US was winning in previous trading system. Despite the latest rhetoric, the US had created the world trading system to its advantage. The US had forced other countries to open up to US capital and trade. And despite, not running current account surpluses like Germany or Japan, the US has had higher productivity and higher living standards than both. Indeed, in 2000, US GDP per capita (PPP) was $55,000, Germany’s was $51,000 and Japan’s was $39,000. Today, US GDP per capita is $77,500, Germany’s is $63,000 and Japan’s is $47,500. The US has been the winner. If there have been weaknesses in the US order, it has been US income equality and the dramatic rise China and its associated over-production.
Tariffs are big tax hike on the poor. On income equality, tariffs hit the poor the most, they consume more of their income with tariffed products. In effect, the US has hiked taxes on the poor.
China could still gain. Most countries would have joined the US in trying to contain China’s insatiable production machine. In fact, Trump 1.0 re-framed US’s relationship with China and led to rare bipartisan support for containing China. Back then, Trump initiated China and sector tariffs, and then Biden continued them and added a domestic industrialisation component (CHIPs Act). Now, Trump has ripped this up. The administration has ended the bipartisan policy and by targeting all countries, the US has thrown a lifeline to China in it being able to form new trade alliances against the US.
Reindustrialisation won’t happen. One of the biggest supposed reasons for the tariffs is rebuilding US manufacturing. This is loosely modelled on the Asia experience where countries from China to Korea to Japan have used tariffs to build up their manufacturing bases. But these came with a long-term vision, strong bureaucracies (Japan’s MITI), a subordination of the banking system to manufacturing and a focus on competitive export markets. The US has not laid a vision with any of these. Instead, it is following the South American model of populist import substitution much like Peron (rather than Milei) in Argentina.

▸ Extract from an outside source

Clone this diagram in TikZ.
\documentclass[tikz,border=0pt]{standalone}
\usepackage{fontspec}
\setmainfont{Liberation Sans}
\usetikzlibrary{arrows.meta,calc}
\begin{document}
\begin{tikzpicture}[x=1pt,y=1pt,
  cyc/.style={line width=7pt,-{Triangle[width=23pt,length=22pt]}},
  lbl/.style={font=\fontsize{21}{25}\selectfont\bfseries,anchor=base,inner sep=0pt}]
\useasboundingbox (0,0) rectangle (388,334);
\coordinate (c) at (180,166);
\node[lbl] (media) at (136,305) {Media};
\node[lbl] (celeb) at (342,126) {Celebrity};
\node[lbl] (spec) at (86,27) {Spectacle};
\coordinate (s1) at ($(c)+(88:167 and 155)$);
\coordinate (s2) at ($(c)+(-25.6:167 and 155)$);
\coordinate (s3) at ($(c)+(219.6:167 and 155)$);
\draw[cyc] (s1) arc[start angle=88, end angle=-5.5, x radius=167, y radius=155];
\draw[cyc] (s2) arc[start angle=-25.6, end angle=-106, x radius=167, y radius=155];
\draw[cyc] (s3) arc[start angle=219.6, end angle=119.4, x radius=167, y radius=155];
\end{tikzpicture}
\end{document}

Everyone missing the long-term costs of AI boom. Much has been made about how previous administrations were too beholden to free trade that cost US workers their jobs. The driving force of this in the 1990s were US businesses that wanted to out-source to lower costs. Then we had the financial sector lobbying for de-regulation which helped spurred the housing bubble. In both cases, it was left to the government to deal with the costs (lost jobs and banking crises). Today the new shock is AI, and while the US administration is focusing on fall-out from earlier shocks, it is missing the potential societal costs of the AI shock. Indeed, recent submissions by tech companies demanded the US help invest in energy and data centres. There was no mention on how to internalise the costs of future job losses.

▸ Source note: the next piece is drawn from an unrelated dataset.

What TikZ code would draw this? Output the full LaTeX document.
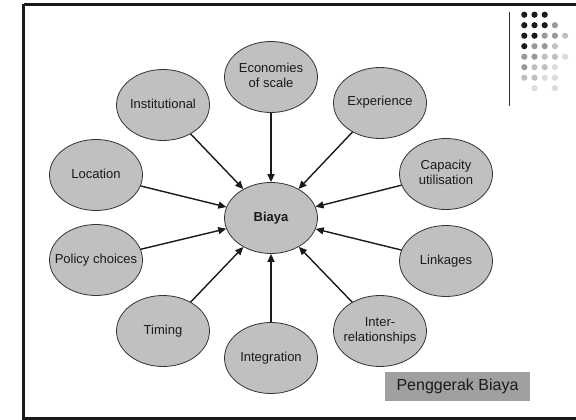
\documentclass[tikz,border=0pt]{standalone}
\usepackage{fontspec}
\setmainfont{Liberation Sans}
\usetikzlibrary{shapes.geometric,arrows.meta}
\definecolor{ovalfill}{HTML}{C0C0C0}
\definecolor{ovaledge}{HTML}{333333}
\definecolor{labelfill}{HTML}{A0A0A0}
\definecolor{inkdark}{HTML}{1A1A1A}
\definecolor{dotK}{HTML}{1A1A1A}
\definecolor{dotM}{HTML}{999999}
\definecolor{dotL}{HTML}{C0C0C0}
\definecolor{dotV}{HTML}{DCDCDC}
\def\skipmark{N}
% label set in a zero-width box so every oval keeps the same size
\newcommand\ovaltext[1]{\makebox[0pt][c]{\begin{tabular}{@{}c@{}}#1\end{tabular}}}
\tikzset{
  driver/.style={ellipse, draw=ovaledge, line width=0.8pt, fill=ovalfill,
    minimum width=93pt, minimum height=71pt, inner sep=0pt,
    text=inkdark, font=\fontsize{13}{15}\selectfont},
  hub/.style={driver, font=\fontsize{13}{15}\selectfont\bfseries},
  feed/.style={line width=1.4pt, draw=inkdark,
    -{Triangle[length=8pt,width=7pt]}},
  dot/.style={circle, inner sep=0pt, minimum size=6.2pt}
}
\begin{document}
\begin{tikzpicture}[x=1pt,y=-1pt]
\useasboundingbox (0,0) rectangle (576,420);
\fill[white] (0,0) rectangle (576,420);
% slide frame (right side runs off the page)
\draw[inkdark, line width=2.6pt] (23.5,4.3) -- (600,4.3);
\draw[inkdark, line width=2.6pt] (23.5,4.3) -- (23.5,418.5) -- (600,418.5);

% corner ornament: rule and dot grid
\draw[ovaledge, line width=1pt] (509,12) -- (509,106);
\foreach \row/\cols in {0/{K,K,K},1/{K,K,K,M},2/{K,K,M,M,L},3/{K,M,M,L},
                        4/{M,M,L,L,V},5/{M,L,L,V},6/{L,L,V,V},7/{N,V,N,V}}{
  \foreach \c [count=\i from 0] in \cols {
    \ifx\c\skipmark\else
      \node[dot, fill=dot\c] at ({524.3+10.2*\i},{14.7+10.5*\row}) {};
    \fi
  }
}

% central cost node and its drivers
\node[hub] (cost) at (271,218) {\ovaltext{Biaya}};
\node[driver] (scale) at (271,77) {\ovaltext{Economies\\of scale}};
\node[driver] (exper) at (380,103) {\ovaltext{Experience}};
\node[driver] (capac) at (446,174) {\ovaltext{Capacity\\utilisation}};
\node[driver] (links) at (446,261) {\ovaltext{Linkages}};
\node[driver] (inter) at (380,331) {\ovaltext{Inter-\\relationships}};
\node[driver] (integ) at (271,358) {\ovaltext{Integration}};
\node[driver] (timing) at (163,331) {\ovaltext{Timing}};
\node[driver] (policy) at (96,260) {\ovaltext{Policy choices}};
\node[driver] (locat) at (96,175) {\ovaltext{Location}};
\node[driver] (instit) at (163,105) {\ovaltext{Institutional}};

\foreach \src in {scale,exper,capac,links,inter,integ,timing,policy,locat,instit}
  \draw[feed] (\src) -- (cost);

% caption tag
\node[fill=labelfill, minimum width=145pt, minimum height=29pt, inner sep=0pt,
      text=inkdark, font=\fontsize{16}{18}\selectfont] (tag) at (457.5,386.5)
      {Penggerak Biaya};
\end{tikzpicture}
\end{document}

The real culprit is free capital. All the attention has been on trade flows, yet financial flows are massive and since the 1970s have dominated. The post-war boom of the US was an environment of constrained financial and capital flows. Today, unfettered capital flows create as many imbalances as trade flows do. Indeed, the track record of corporate tax cuts shows as much with corporates more incentivised to do stock buybacks rather than capex. The real disruptive policy move would be to constrain financial and capital flows and align them with long-term investment.